An unexpected sparkling blue-domed day. Contrarian in view of the forecast and after horizontal rain the day before, it came like a blessing. Especially on a little island off Auckland, which has a micro-climate especially suited to growing certain types of grapes.

We climbed aboard our little wine tour bus, guided by Wayne the local expert. He took us to our first vineyard, and the first lesson for the day: choosing your own path.

The vintner, call him Les, had constructed for himself one of those chequered careers which seem so typical of smaller wine-growers: originally a geologist, then morphing into a medical degree and a successful practice with a lengthy spell in Europe. Remarkable guy.

Then like so many Kiwis, the hobbit returned to the Shire; bought a few acres whose geology he could analyse and appreciate; carefully considered the history of the land including a volcanic eruption on the neighbouring island 900 years ago; planted his vines and waited.
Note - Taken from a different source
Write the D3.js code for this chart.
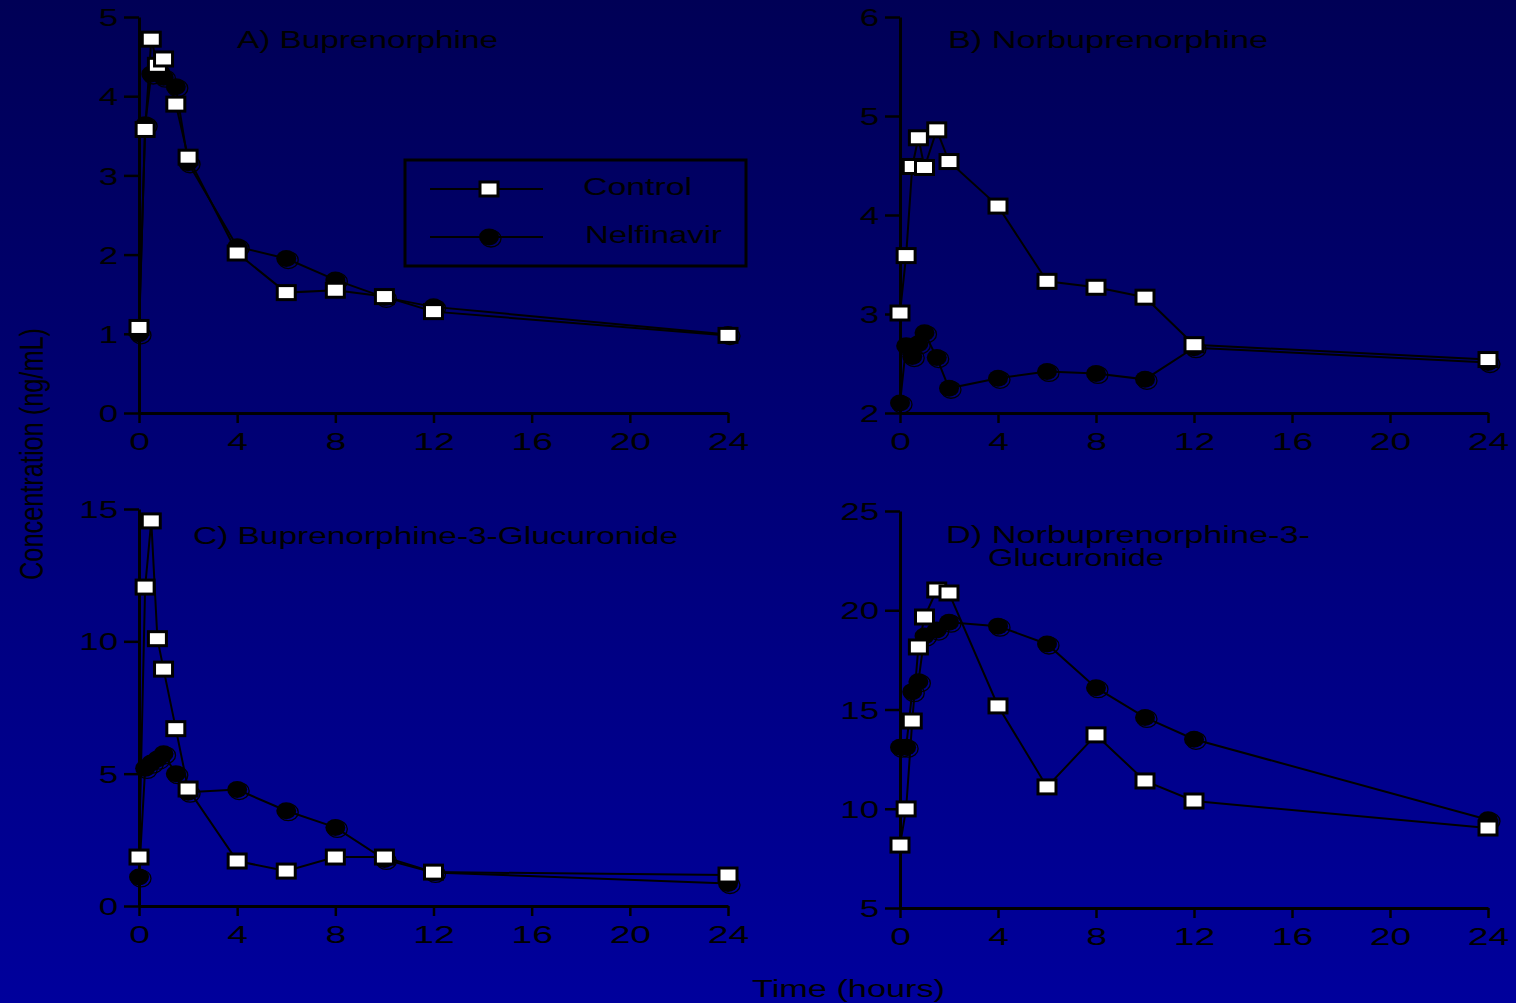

Les only does single varietal vintages, and pretty much single paddock ones at that. He does what he reckons will work, and what he thinks he will enjoy, like:

  • Deciding that just doing a single cabernet franc vintage would be interesting, and “might appeal to some cab franc geeks out there”
  • Planting some montepulciano vines, which no-one on the island had done before, because the geography and climate of that part of the island remind him of the Abruzzi where he reckons montepulciano grows best (his wife is Italian)
  • Assessing that the section where some syrah is planted, split by a 1.8 metre wide creek, grows with different characteristics on each side of the creek, so he bottles each sides harvest separately.

I talked to Les about the commercial model, versus his kind of going your own way attitude, the Field of Dreams theory – build it and they will come. Plenty of money went down the drain doing that in telecoms in the recent past.

He just backs himself, his judgement and his knowledge. Marlborough is suffering a wine glut, but Les’s vintages sell out, and:

  • There turns out to be a community of cab franc geeks who snap up his strict varietal output
  • His east side of the creek harvest has produced a rich and uncopiable “rosé with attitude”
  • His second vintage of montepulciano is not yet bottled but has a long queue of punters waiting for it
  • One of the world’s leading wine writers has said of Les’s cab franc vintages that they would “club any Chinon into submission” – Chinon apparently being the cab franc geeks’ benchmark.

Look, I know Les is doing what he’s doing because he can choose to, after a long, arduous and probably lucrative career. But it’s still a pretty remarkable result built on:

  • Confidence
  • Self-belief
  • Cross-application of knowledge – geology, geography, medieval and Palaeolithic history
  • Intuition
  • The guts to back himself on all of that.

If it can work in a high-stakes, capital-intensive business like wine-growing, I reckon there’s scope for your humble blogger to back himself on a few more judgement calls.